The end of an era can be confusing—it can open the door to identity crises and feelings of being lost and unsure of what your next move should be. But when CW hit The Vampire Diaries wrapped in 2017 after eight seasons, Kat Graham—best known for her role as Bonnie Bennett, one of the show’s teen witches—felt a surge of confidence. “Everyone was watching for what I was going to do next,” says the 33-year-old actor, singer and activist. She ended up moving from California to Georgia and starring in indie films like Cut Throat City and The Poison Rose as dynamic marginalized characters.

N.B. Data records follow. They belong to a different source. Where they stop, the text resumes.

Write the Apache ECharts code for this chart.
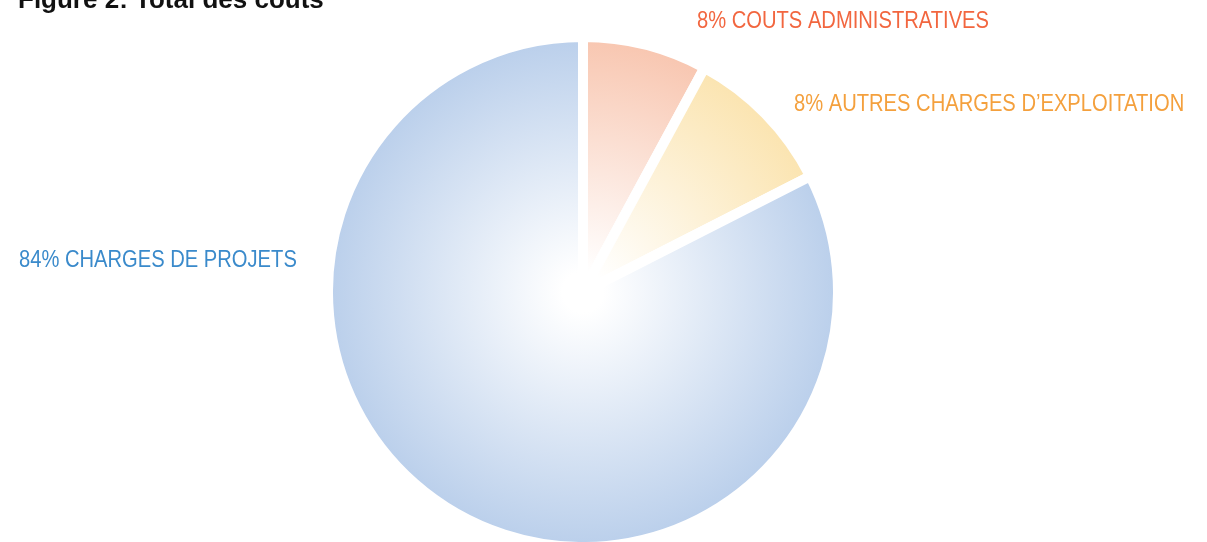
<!DOCTYPE html>
<html>
<head>
<meta charset="utf-8">
<title>Figure 2</title>
<script src="https://cdn.jsdelivr.net/npm/echarts@6/dist/echarts.min.js"></script>
<style>
  html, body { margin: 0; padding: 0; background: #fff; }
  #chart { width: 1207px; height: 542px; }
</style>
</head>
<body>
<div id="chart"></div>
<script>
// données
const categories = ['COUTS ADMINISTRATIVES', "AUTRES CHARGES D\u2019EXPLOITATION", 'CHARGES DE PROJETS']
const values = [7.9, 9.6, 82.5]
const shownPercent = ['8%', '8%', '84%']

// couleurs : bord de part, centre éclairci
const edgeColors = ['#f8c6b0', '#fbe4b0', '#bacfeb']
const labelColors = ['#f2663f', '#f4a03d', '#3a8acb']

const cx = 583, cy = 292, R = 255

// position des étiquettes (coin gauche, milieu vertical)
const labelPos = [
  [697, 21],
  [794, 104],
  [19, 260]
]

const chart = echarts.init(document.getElementById('chart'))

// étiquettes en police étroite (pas d'Arial Narrow ici : on compresse)
const labelGraphics = categories.map((name, i) => ({
  type: 'text',
  x: labelPos[i][0],
  y: labelPos[i][1],
  scaleX: 0.84,
  style: {
    text: shownPercent[i] + ' ' + name,
    fill: labelColors[i],
    font: '24px "Liberation Sans", Arial, sans-serif',
    verticalAlign: 'middle',
    align: 'left'
  }
}))

const option = {
  animation: false,
  title: {
    text: 'Figure 2: Total des couts',
    left: 13,
    top: -17,
    textStyle: {
      fontFamily: 'Liberation Sans, Arial, sans-serif',
      fontSize: 26,
      fontWeight: 'bold',
      color: '#111'
    }
  },
  graphic: labelGraphics,
  series: [
    {
      type: 'pie',
      center: [cx, cy],
      radius: [0, R],
      startAngle: 90,
      clockwise: true,
      itemStyle: {
        borderColor: '#fff',
        borderWidth: 10
      },
      label: { show: false },
      labelLine: { show: false },
      data: categories.map((name, i) => ({
        name,
        value: values[i],
        itemStyle: {
          color: {
            type: 'radial',
            global: true,
            x: cx,
            y: cy,
            r: R,
            colorStops: [
              { offset: 0, color: '#ffffff' },
              { offset: 0.08, color: '#ffffff' },
              { offset: 1, color: edgeColors[i] }
            ]
          }
        }
      }))
    }
  ]
}

chart.setOption(option)
</script>
</body>
</html>
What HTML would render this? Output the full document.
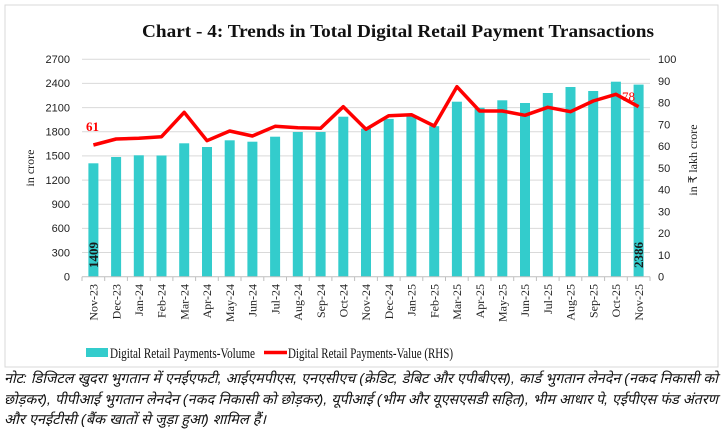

Earlier this year, Graham dropped her album Long Hot Summer in partnership with GLAAD (an organization focusing on queer rights), and this past August, she played a conniving yet discerning character in Collide, an edge-of-your-seat thriller that takes place in a single evening, alongside old-school heartthrob Ryan Phillippe and comedian Jim Gaffigan. In September, she starred in Love in the Villa, a cheeky Netflix romantic comedy filmed in Italy, opposite The Umbrella Academy’s Tom Hopper Graham is also turning her star power into activism in this next chapter of her career. She recently became a Goodwill Ambassador for the United Nations High Commissioner for Refugees and worked on a film (due out this fall) with Angelina Jolie about the global refugee crisis.


“I really loved the [Collide] script. I had never played a South African. Being biracial and fortunate enough to have been born in Switzerland rather than [in South Africa] during apartheid is a blessing. I also think of my friends who are biracial and were also born during that time. What would happen if you could get revenge on everyone who treated you a certain way or took away someone or something you loved?”


“I’ve never played a role that’s calculated. I think most of my characters have been ‘what you see is what you get,’ and they sometimes get caught up in a situation. Collide definitely has one of the more complex storylines that I’ve played [a part in].”


“I’ve become much bolder in how I defend the oppressed. When I was younger, especially in my early 20s, I always wanted to be easy to work with, even if I experienced blatant racism. I was still just trying to find my place in the industry and not ruffle too many feathers. Now, I feel like all I do is feather-ruffle. I’ve been really focusing on playing characters who have experienced discrimination.”


“Standing strong and saying [that the racial diversity that currently exists in the industry] is not enough is important because I still don’t see all of that representation throughout the world. I think we’re doing well, but it’s because of the feather-rufflers that changes are happening. It has taken all the different actors and executives and power players in Hollywood saying ‘We’re not going to just be your housekeepers. We’re not going to just be your best friends. We have our own points of view, and our stories deserve to be told as well.’”


“Netflix has been so great to me because they [cast] me as the lead in romantic comedies. Growing up, I didn’t get to see Black women playing those roles—they were always Caucasian women. If you’re the actor for the role, you’re the actor for the role, and [Netflix creates diverse roles] in such a subtle, beautiful way where they’re not pandering [to their audience].”


“[Love in the Villa] was the best film [I’ve worked on], the best experience I’ve had in my life—and I don’t say that lightly. It gives me hope because [sometimes] you go on-set and so many things go wrong. But nothing ever went wrong—everything was perfect [and] flawless. Everyone was happy and laughing through tears every day. It was like lightning in a bottle.”


“I want to use my art [in my activism], but it’s also important to have boots on the ground—to go where people need you, tell their stories, actually hand them a camera and give them a voice.”